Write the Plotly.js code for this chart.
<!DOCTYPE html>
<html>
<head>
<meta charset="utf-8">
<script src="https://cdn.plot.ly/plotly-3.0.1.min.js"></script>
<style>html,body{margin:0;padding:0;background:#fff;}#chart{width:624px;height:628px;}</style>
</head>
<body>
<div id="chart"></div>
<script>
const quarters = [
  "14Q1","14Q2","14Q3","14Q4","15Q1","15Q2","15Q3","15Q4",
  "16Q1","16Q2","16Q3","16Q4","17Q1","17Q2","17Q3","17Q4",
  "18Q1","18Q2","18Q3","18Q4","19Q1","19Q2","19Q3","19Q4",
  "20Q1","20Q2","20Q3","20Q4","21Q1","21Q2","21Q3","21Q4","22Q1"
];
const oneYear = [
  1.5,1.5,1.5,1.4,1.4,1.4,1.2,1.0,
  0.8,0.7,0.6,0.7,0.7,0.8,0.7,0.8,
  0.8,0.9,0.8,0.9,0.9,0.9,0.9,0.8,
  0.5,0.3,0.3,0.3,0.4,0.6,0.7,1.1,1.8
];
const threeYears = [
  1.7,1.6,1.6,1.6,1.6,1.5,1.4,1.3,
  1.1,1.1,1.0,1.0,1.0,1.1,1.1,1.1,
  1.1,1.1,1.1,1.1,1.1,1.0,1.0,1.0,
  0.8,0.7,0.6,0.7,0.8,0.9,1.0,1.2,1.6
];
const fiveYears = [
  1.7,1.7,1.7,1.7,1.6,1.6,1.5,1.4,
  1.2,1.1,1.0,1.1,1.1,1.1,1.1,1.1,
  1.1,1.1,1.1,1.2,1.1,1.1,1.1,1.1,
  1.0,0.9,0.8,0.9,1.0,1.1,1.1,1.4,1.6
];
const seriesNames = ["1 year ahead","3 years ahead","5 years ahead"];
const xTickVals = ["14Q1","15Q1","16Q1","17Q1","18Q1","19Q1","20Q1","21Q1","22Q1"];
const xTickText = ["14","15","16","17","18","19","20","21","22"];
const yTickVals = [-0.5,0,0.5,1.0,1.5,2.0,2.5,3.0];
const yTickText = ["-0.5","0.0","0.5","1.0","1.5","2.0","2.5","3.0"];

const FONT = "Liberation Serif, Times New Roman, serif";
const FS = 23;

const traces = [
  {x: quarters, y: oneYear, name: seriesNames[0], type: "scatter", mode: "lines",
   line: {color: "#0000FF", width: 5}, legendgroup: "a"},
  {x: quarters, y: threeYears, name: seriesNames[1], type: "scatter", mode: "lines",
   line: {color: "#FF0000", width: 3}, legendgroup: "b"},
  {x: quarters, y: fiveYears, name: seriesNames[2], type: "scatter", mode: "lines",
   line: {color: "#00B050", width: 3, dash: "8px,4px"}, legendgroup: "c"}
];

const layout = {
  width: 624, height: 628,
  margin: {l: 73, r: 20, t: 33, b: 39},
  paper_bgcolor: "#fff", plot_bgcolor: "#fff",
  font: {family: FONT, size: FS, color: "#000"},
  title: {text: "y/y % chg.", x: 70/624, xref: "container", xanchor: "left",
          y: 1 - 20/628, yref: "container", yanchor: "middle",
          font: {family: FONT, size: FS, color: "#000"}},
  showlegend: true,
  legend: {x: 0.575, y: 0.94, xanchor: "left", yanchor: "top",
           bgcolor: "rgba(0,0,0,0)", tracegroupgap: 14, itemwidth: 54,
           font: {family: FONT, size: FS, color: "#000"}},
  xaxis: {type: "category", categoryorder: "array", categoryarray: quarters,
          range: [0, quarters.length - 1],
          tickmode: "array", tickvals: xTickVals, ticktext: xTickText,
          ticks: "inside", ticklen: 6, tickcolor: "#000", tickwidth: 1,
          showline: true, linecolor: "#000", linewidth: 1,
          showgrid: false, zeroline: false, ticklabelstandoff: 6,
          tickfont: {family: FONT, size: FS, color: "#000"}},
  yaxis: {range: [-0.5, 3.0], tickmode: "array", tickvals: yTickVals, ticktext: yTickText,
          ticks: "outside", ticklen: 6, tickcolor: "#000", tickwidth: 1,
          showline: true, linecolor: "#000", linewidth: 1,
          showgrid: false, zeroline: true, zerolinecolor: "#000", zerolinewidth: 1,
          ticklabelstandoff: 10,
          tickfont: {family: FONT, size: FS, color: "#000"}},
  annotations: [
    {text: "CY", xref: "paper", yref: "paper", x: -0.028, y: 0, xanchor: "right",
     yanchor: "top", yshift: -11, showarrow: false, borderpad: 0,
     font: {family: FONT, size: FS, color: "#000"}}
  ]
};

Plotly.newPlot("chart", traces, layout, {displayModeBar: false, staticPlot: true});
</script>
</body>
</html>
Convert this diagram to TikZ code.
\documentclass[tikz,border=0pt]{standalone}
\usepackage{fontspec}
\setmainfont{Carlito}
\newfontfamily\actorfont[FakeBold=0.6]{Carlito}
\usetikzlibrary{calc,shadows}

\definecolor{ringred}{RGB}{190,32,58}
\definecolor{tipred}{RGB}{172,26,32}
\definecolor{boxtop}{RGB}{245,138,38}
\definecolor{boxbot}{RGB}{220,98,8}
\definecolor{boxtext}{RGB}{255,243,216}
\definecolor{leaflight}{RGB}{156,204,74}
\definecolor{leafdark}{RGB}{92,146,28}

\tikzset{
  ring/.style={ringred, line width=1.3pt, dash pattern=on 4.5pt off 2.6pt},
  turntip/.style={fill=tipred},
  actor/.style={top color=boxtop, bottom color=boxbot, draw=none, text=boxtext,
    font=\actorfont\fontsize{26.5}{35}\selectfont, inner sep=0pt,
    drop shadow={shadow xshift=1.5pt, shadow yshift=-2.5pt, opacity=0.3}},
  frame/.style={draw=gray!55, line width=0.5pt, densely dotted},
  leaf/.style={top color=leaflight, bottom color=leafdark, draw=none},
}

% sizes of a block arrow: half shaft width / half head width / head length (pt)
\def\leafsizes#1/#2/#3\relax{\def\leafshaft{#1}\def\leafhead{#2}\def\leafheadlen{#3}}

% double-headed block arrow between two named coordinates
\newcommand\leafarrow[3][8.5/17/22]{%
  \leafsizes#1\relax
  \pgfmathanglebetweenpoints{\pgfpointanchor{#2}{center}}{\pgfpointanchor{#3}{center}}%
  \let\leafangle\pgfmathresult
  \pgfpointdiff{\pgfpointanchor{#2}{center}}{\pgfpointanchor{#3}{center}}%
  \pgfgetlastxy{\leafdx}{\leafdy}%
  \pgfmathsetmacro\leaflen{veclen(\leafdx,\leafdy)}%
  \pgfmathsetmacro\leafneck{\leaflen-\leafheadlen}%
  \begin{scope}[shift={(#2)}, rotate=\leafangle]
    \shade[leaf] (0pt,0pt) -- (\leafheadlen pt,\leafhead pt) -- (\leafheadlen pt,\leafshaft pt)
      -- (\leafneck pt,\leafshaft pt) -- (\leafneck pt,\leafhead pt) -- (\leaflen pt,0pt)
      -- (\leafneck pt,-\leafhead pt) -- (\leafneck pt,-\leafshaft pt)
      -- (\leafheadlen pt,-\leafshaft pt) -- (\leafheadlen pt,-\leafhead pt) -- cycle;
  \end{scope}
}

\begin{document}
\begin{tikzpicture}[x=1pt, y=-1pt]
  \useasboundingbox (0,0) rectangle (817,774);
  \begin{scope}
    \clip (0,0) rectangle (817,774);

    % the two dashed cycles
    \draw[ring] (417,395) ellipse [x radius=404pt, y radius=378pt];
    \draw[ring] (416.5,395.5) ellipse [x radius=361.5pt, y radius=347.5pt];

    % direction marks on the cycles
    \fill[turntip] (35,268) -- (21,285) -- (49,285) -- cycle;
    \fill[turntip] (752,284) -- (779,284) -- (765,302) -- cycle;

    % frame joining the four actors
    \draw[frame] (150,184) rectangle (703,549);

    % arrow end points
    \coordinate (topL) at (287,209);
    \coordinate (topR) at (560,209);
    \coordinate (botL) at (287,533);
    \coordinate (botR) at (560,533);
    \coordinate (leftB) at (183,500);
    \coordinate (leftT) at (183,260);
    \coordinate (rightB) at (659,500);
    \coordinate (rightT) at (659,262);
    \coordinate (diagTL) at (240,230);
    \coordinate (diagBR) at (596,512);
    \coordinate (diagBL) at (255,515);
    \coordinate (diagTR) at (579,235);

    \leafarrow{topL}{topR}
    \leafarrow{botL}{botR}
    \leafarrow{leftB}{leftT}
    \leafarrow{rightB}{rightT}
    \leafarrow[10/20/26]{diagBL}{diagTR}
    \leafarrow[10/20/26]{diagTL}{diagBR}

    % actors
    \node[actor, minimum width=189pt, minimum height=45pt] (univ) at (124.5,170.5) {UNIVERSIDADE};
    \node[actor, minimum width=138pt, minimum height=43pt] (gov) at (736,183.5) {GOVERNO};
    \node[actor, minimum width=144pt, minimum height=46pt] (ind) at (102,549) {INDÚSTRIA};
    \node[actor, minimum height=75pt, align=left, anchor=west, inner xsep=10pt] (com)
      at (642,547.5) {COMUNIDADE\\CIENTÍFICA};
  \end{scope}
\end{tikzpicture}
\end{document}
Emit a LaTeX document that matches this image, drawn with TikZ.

- [Instruction]: Make a copy of each line that contains the string "chart".

- [Exercise solution]:
Write the Plotly.js code for this chart.
<style>html,body{margin:0;padding:0;background:#fff;}#chart{width:624px;height:628px;}</style>
<div id="chart"></div>
Plotly.newPlot("chart", traces, layout, {displayModeBar: false, staticPlot: true});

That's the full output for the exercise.